Victor Meldrew Strikes Again

by Pseud O'Nym

The BBC today carries the laughably absurd story that,

 Coronavirus: ‘One billion’ could become infected worldwide – report’

 Which then goes onto add, in case you missed it the first time.

One billion people could become infected with the coronavirus worldwide unless vulnerable countries are given urgent help, an aid group has warned.

The IRC’s report, which is based on models and data from the World Health Organization (WHO) and Imperial College London, estimated there could be between 500 million and one billion infections globally.

The reason I find this claim laughably absurd is not because I am a demented wrongcock, I am, but that’s not the reason. No it’s because of the use of the words ‘could’ and ‘estimates’. So basically guesswork then. Clever guesswork, to be sure, done by boffins in glasses and sensible shoes, but guesswork nonetheless. How do I know this? Because of this, when it states ‘there could be between 500 million and one billion infections globally.’ That’s some wriggle room they’re giving themselves there.

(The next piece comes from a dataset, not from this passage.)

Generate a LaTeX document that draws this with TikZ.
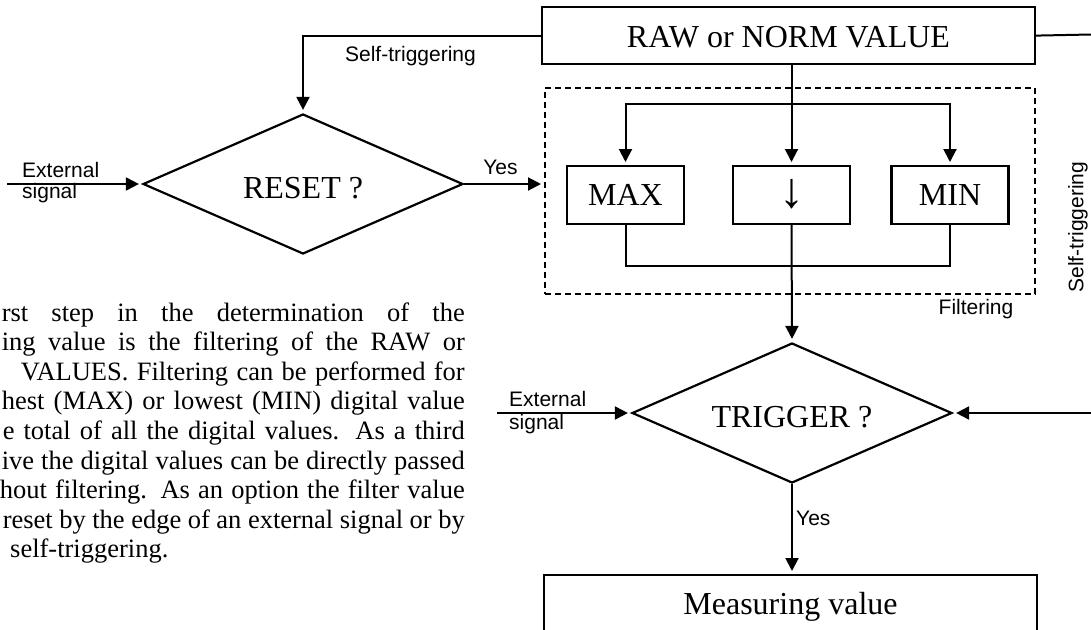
\documentclass[tikz,border=0pt]{standalone}
\usepackage{fontspec}
\setmainfont{Liberation Serif}
\setsansfont{Liberation Sans}
\usetikzlibrary{arrows.meta,shapes.geometric,calc}

\begin{document}
\begin{tikzpicture}[x=1pt,y=-1pt,
  conn/.style={draw, line width=2pt},
  arr/.style={conn, -{Triangle[length=13pt,width=13pt]}, shorten >=3pt},
  bigbox/.style={draw, line width=2.2pt, inner sep=0pt, minimum width=493pt,
    text height=40pt, text depth=17pt, anchor=north,
    font=\fontsize{32}{38}\selectfont},
  filt/.style={draw, line width=2.2pt, inner sep=0pt, minimum width=117pt,
    text height=39pt, text depth=19pt, anchor=north,
    font=\fontsize{32}{38}\selectfont},
  dia/.style={draw, diamond, line width=2.2pt, inner sep=0pt, aspect=2.286,
    minimum width=320pt, minimum height=140pt, text height=28pt, text depth=0pt,
    font=\fontsize{32}{38}\selectfont},
  lbl/.style={inner sep=0pt, font=\sffamily\fontsize{21}{24}\selectfont},
  para/.style={inner sep=0pt, anchor=base east, font=\fontsize{26.5}{30}\selectfont},
]
\useasboundingbox (0,0) rectangle (1091,629);
\clip (0,0) rectangle (1091,629);

% --- value source and filter stage ---
\node[bigbox] (raw) at (788.5,6) {RAW or NORM VALUE};
\node[draw, dash pattern=on 6pt off 4pt, line width=2pt, inner sep=0pt,
      minimum width=490pt, minimum height=206pt, anchor=north west] (filter) at (544,87) {};
\node[filt] (max) at (625.5,165) {MAX};
\node[filt] (mid) at (791.5,165) {\fontsize{50}{56}\selectfont\raisebox{-2pt}{↓}};
\node[filt] (min) at (950,165) {MIN};
\node[lbl, anchor=base] (filtlbl) at (976,314.5) {Filtering};

% --- decisions ---
\node[dia] (reset) at (303,184) {RESET ?};
\node[dia] (trig) at (792,413) {TRIGGER ?};

% --- result ---
\node[bigbox, text height=39pt, text depth=60pt] (meas) at (790.5,574) {Measuring value};

% --- reset branch ---
\draw[arr] (raw.west) -| (reset.north);
\node[lbl, anchor=base] (selftop) at (410.5,61.5) {Self-triggering};
\coordinate (extA) at (7,184);
\draw[arr] (extA) -- (reset.west);
\node[lbl, anchor=base west] (extAa) at (22,177.5) {External};
\node[lbl, anchor=base west] (extAb) at (22,198.5) {signal};
\draw[arr] (reset.east) -- (reset.east -| filter.west);
\node[lbl, anchor=base] (yesA) at (500.5,174.5) {Yes};

% --- filter wiring ---
\coordinate (br) at (791.5,104);
\coordinate (jn) at (791.5,266);
\draw[arr] (raw.south -| mid.north) -- (mid.north);
\draw[arr] (br) -| (max.north);
\draw[arr] (br) -| (min.north);
\draw[conn] (max.south) |- (jn) -| (min.south);
\draw[arr] (mid.south) -- (trig.north);

% --- trigger branch ---
\coordinate (extB) at (497,413);
\draw[arr] (extB) -- (trig.west);
\node[lbl, anchor=base west] (extBa) at (509,406.5) {External};
\node[lbl, anchor=base west] (extBb) at (509,429.5) {signal};
\coordinate (edgeA) at (1091,34.5);
\coordinate (edgeB) at (1091,413);
\draw[conn] (raw.east) -- (edgeA);
\draw[arr] (edgeB) -- (trig.east);
\node[lbl, rotate=90] (selfside) at (1078,227) {Self-triggering};
\draw[arr] (trig.south) -- (trig.south |- meas.north);
\node[lbl, anchor=base west] (yesB) at (796,525.5) {Yes};

% --- description text ---
\node[para] (p1) at (465,321) {\makebox[463pt][s]{rst step in the determination of the}};
\node[para] (p2) at (465,350.6) {\makebox[463pt][s]{ing value is the filtering of the RAW or}};
\node[para] (p3) at (465,380.2) {\makebox[444pt][s]{VALUES. Filtering can be performed for}};
\node[para] (p4) at (465,409.8) {\makebox[463pt][s]{hest (MAX) or lowest (MIN) digital value}};
\node[para] (p5) at (465,439.4) {\makebox[462pt][s]{e total of all the digital values. As a third}};
\node[para] (p6) at (465,469) {\makebox[463pt][s]{ive the digital values can be directly passed}};
\node[para] (p7) at (465,498.6) {\makebox[465pt][s]{hout filtering. As an option the filter value}};
\node[para] (p8) at (465,528.2) {\makebox[462pt][s]{reset by the edge of an external signal or by}};
\node[para, anchor=base west] (p9) at (10,557.8) {self-triggering.};
\end{tikzpicture}
\end{document}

If I said to LMS that there could be 5 to 10 chocolate biscuits hidden in my cupboard, she’d quite rightly want to know if there were actually between 5 to 10, or only that there could be. There could be more, in which case she’d be delighted but equally there could be less. Words like ‘could’ and ‘estimated’ are like ‘might’, ‘should’ and ‘potential’, things that could just as easily happen as not. Might is maybe, potential is perhaps, and estimated is what a gas bill is. When was the last time you opened a gas bill that calculated the amount based on an estimated reading and thought ‘That seems right.’

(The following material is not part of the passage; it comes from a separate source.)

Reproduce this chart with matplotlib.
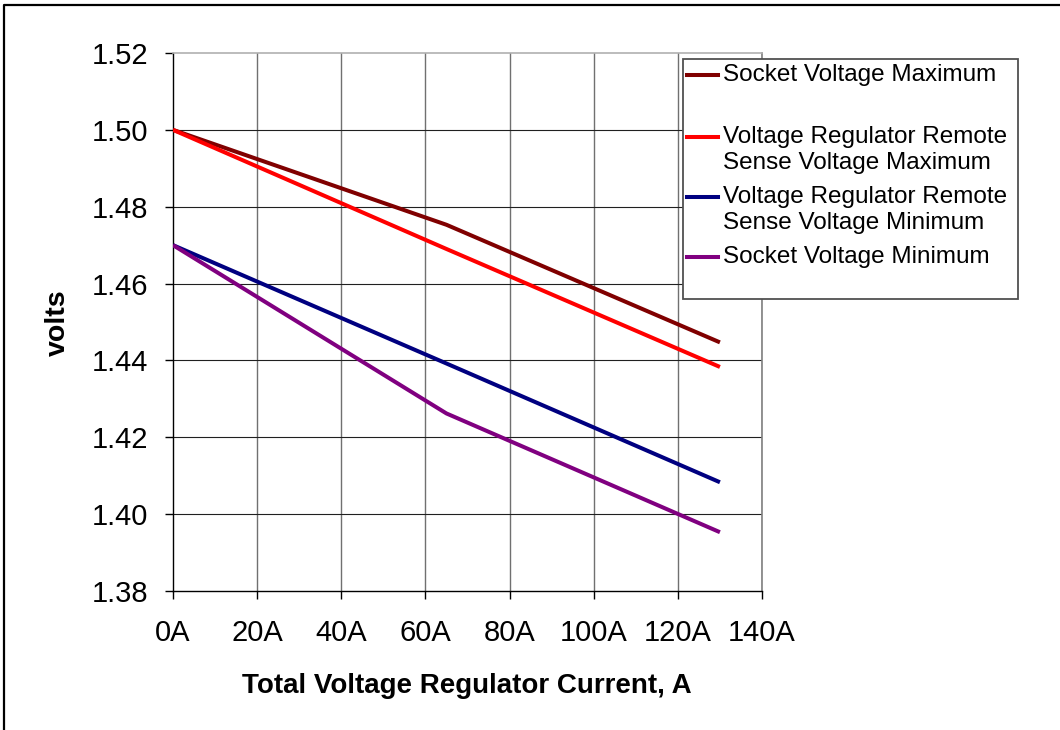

The story also carried this

It also said there could be more than three million deaths across dozens of conflict-affected and unstable countries.

“These numbers should serve as a wake-up call,” said the head of the IRC, David Miliband.

Of course they should be. But not in the way our modern day Able thinks. If the global population totals over 7 billion, and a billion is a thousand million, then 3 million something like 0.05%.

On we go with yet another piece of unsurprising news, again from the BBC, that

A third of all coronavirus deaths in England and Wales are now happening in care homes, figures show.

 Office for National Statistics data showed there were 2,000 coronavirus care home deaths in the week ending 17 April, double the previous week.

It brings the total number of deaths in care homes linked to the virus since the start of the pandemic to 3,096.

Whoa, wait, back up there a bit! You don’t mean the care homes that are full of old people, those old people who live in care homes because they need care, the one’s who possibly have underlying health conditions and are therefore much more susceptible to die from this or any other illness anyway. Those ones. What a shock that wasn’t, people who were going to die soon, died sooner!

It does rather astound me, this notion that human life is sacred, that all human lives are somehow equally important. It is both patently absurd, and in this new reality dangerously naïve to assert that, as if it were some inviolate truth, something to never be questioned. Of course they’re not equal. For one thing a child of 8 or 18 has more life in them, more potential than someone who’s 88. And given how were constantly reminded of the need to protect the NHS, shouldn’t one of the ways we can help it, would be not to squander finite resources a finite amount of resources available to the NHS, shouldn’t these prioritised to be used on the most potential for life? This may seem unspeakably harsh to some reading this, but detached and rational thinking is what we need now, not emotion and sentiment clouding our decision-making capability.

If you’ve got this far, you’ll no doubt be wondering what cheerily heart-warming observation he’s going to end on, a bit like Jerry Springer, only without the faux sincerity. The BBC reports that there have been just over 3 million worldwide cases of cornonavirius, of whom nearly 215,00 have died, and almost 870,000 survived. It doesn’t say what the other 1.9 million are doing. Lounging about most likely. The UK fares even better though, with roughly 162,00 cases but only 22,00 deaths. I know my maths are a bit shaky but isn’t that a death rate of less than 10%? And the news just gets better, if we factor into our calculations that a third off all new deaths are happening at care homes. That’s a cause for celebration right there, isn’t it? A killer virus with a death rate of 6 or 7%? Really?

Mind you, if I get the virus and then die, I won’t be so glib then!